Ils essayent. C'est certain que s'ils pouvaient nous arrêter, ils le feraient volontiers. Il y a une grande agressivité au quotidien. Mais quand même, ces gens-là ont une énorme puissance financière, des milliers de collaborateurs et pèsent des milliards en Bourse. Pourquoi passent-ils leur temps à nous "basher" ?

Tous les opérateurs ne sont pas contre vous. En République Tchèque, vous travaillez notamment avec T-Mobile... Qui sont vos opposants?

Surtout les Français... et quelques-uns à l'étranger.

A Barcelone, on parle beaucoup de la 4G-LTE-M et de la 5G. Ces nouvelles générations de réseaux mobiles sont notamment développées pour l'Internet des objets. Mais elles ne seront pas opérationnelles tout de suite. Certains disent que les opérateurs font tout pour gagner du temps vis-à-vis d'acteurs comme Sigfox, en attendant que ces technologies soient disponibles...

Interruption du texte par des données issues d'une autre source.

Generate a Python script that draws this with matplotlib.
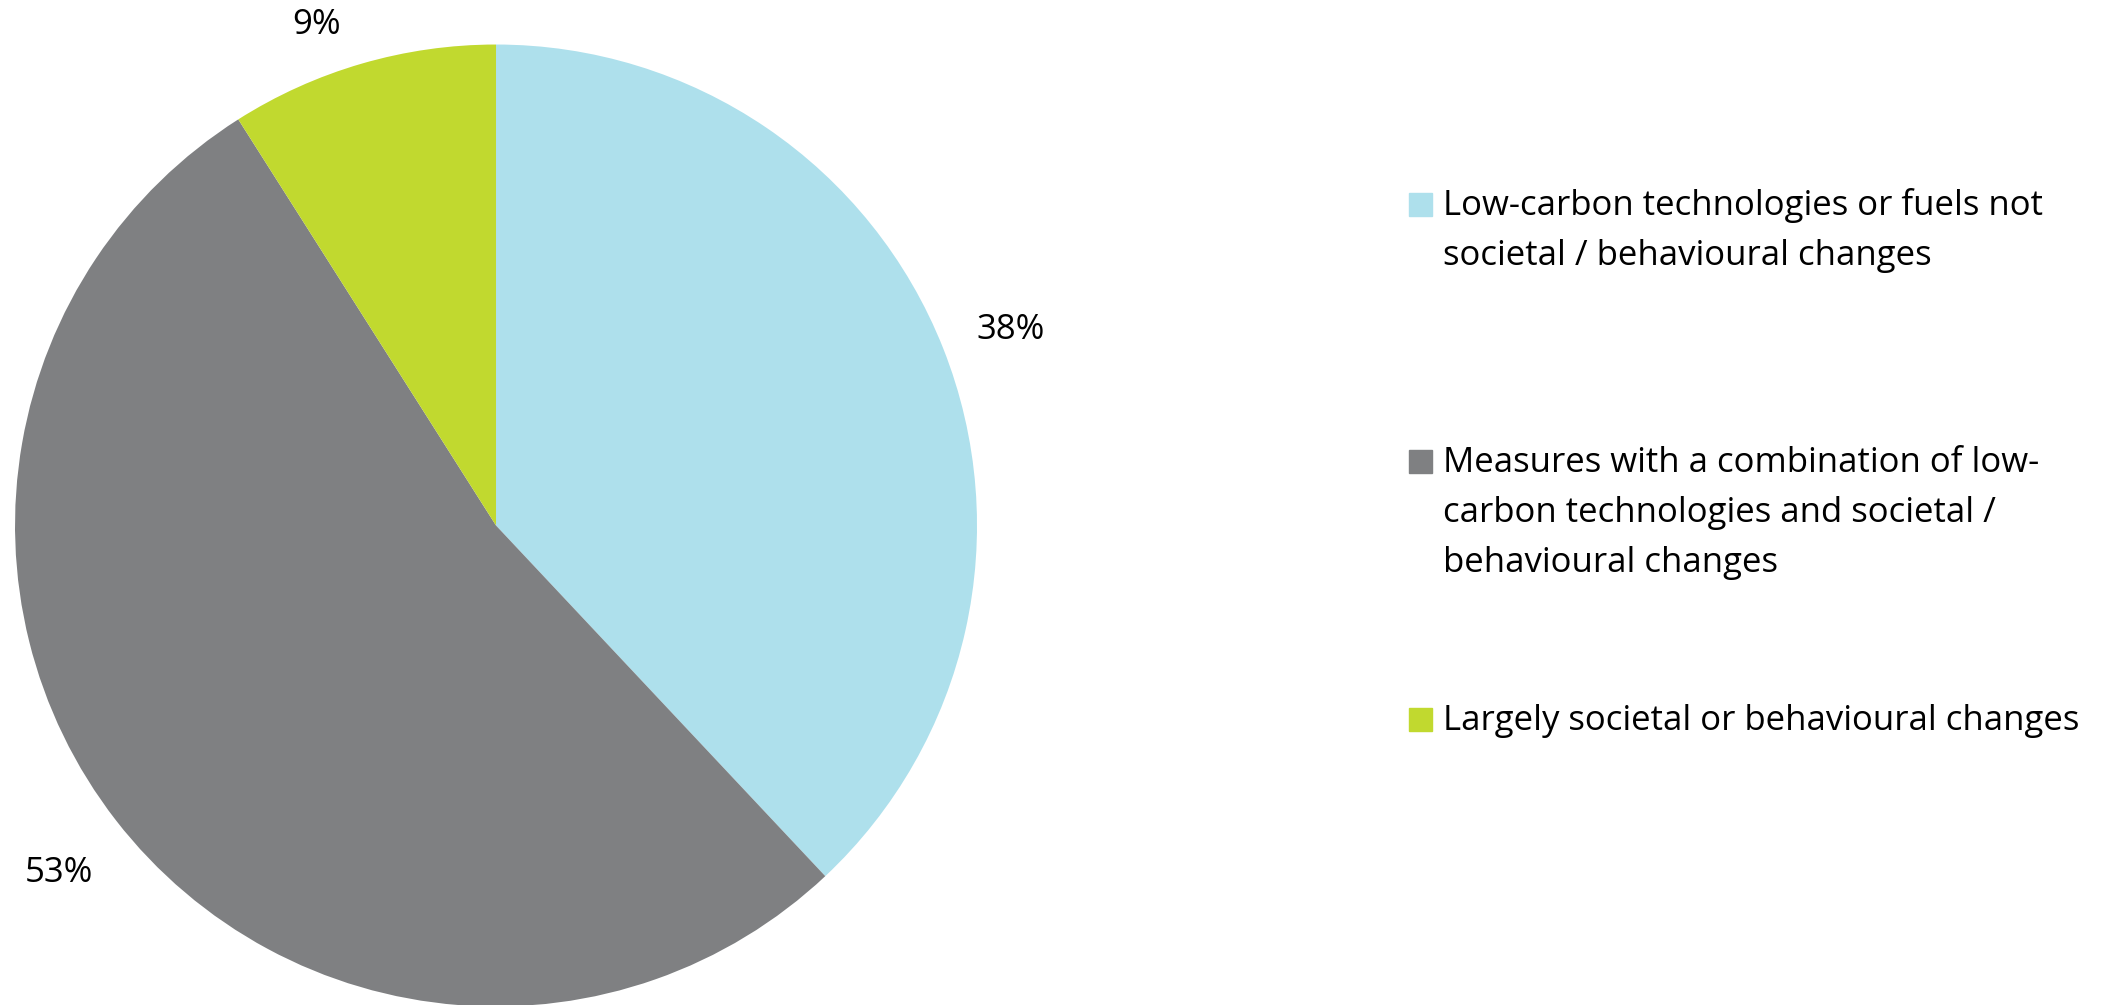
import matplotlib.pyplot as plt
from matplotlib.patches import Rectangle

plt.rcParams['font.family'] = ['Open Sans', 'DejaVu Sans']

categories = [
    "Low-carbon technologies or fuels not\nsocietal / behavioural changes",
    "Measures with a combination of low-\ncarbon technologies and societal /\nbehavioural changes",
    "Largely societal or behavioural changes",
]
shares = [38, 53, 9]
colours = ["#AEE0EC", "#7F8082", "#C1D92F"]

W, H = 2108, 1005
fig = plt.figure(figsize=(W / 100, H / 100), dpi=100)

# pie
ax = fig.add_axes([0.0071, -0.0015, 0.4564, 0.9572])
wedges, texts, autotexts = ax.pie(
    shares, colors=colours, startangle=90, counterclock=False,
    autopct=lambda p: f"{round(p)}%", pctdistance=1.15,
    textprops={"fontsize": 25, "color": "black"},
    wedgeprops={"linewidth": 0},
)
for t in autotexts:
    x, y = t.get_position()
    t.set_position((x, y - 0.017))
# small slice label sits a bit closer and further left
autotexts[2].set_position((-0.374, 1.041))
ax.set_xlim(-1, 1)
ax.set_ylim(-1, 1)
ax.set_aspect("equal")

# legend drawn by hand: square on the first line, one text per line
baselines = [215, 472, 730]  # pixels from the top
line_step = 50
for lab, col, b in zip(categories, colours, baselines):
    fig.patches.append(Rectangle((1409 / W, (H - b - 1) / H), 23 / W, 23 / H,
                                 transform=fig.transFigure, color=col))
    for i, line in enumerate(lab.split("\n")):
        fig.text(1443 / W, (H - b - i * line_step) / H, line, fontsize=25,
                 va="baseline", ha="left")

fig.savefig("out.png", dpi=100)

C'est tout à fait ça. Comme je vous l'ai dit, je ne pense pas qu'on verra un jour un réseau LoRa. Certains acteurs songeraient même à en déployer un pour les deux ou trois années à venir, en attendant d'avoir enfin du LTE-M. Mais c'est impossible à réaliser, parce que les deux à trois années dont on parle, c'est le temps dont un client a besoin pour choisir une technologie, l'implémenter, et la déployer. Résultat, ils essayent de freiner Sigfox en attendant que leurs propres standards soient disponibles.

Je pense que c'est une erreur. Les choses vont très vite. En 2025, l'Internet des objets, ce sera fini. D'autres technologies seront là. Le monde du GSM appartient au passé. C'est un peu comme Uber et les taxis. On peut s'y opposer, mais on ne peut pas nager à contre-courant. Pour moi, l'Internet des objets est un nouvel espace, un nouveau monde. Nous on est parti d'une page blanche, et certains opérateurs se disent "mais ce n'est pas possible, ils nous piquent notre business" ! Reste que s'ils nous tuent, un autre acteur arrivera derrière. Parce que désormais, une brèche est ouverte.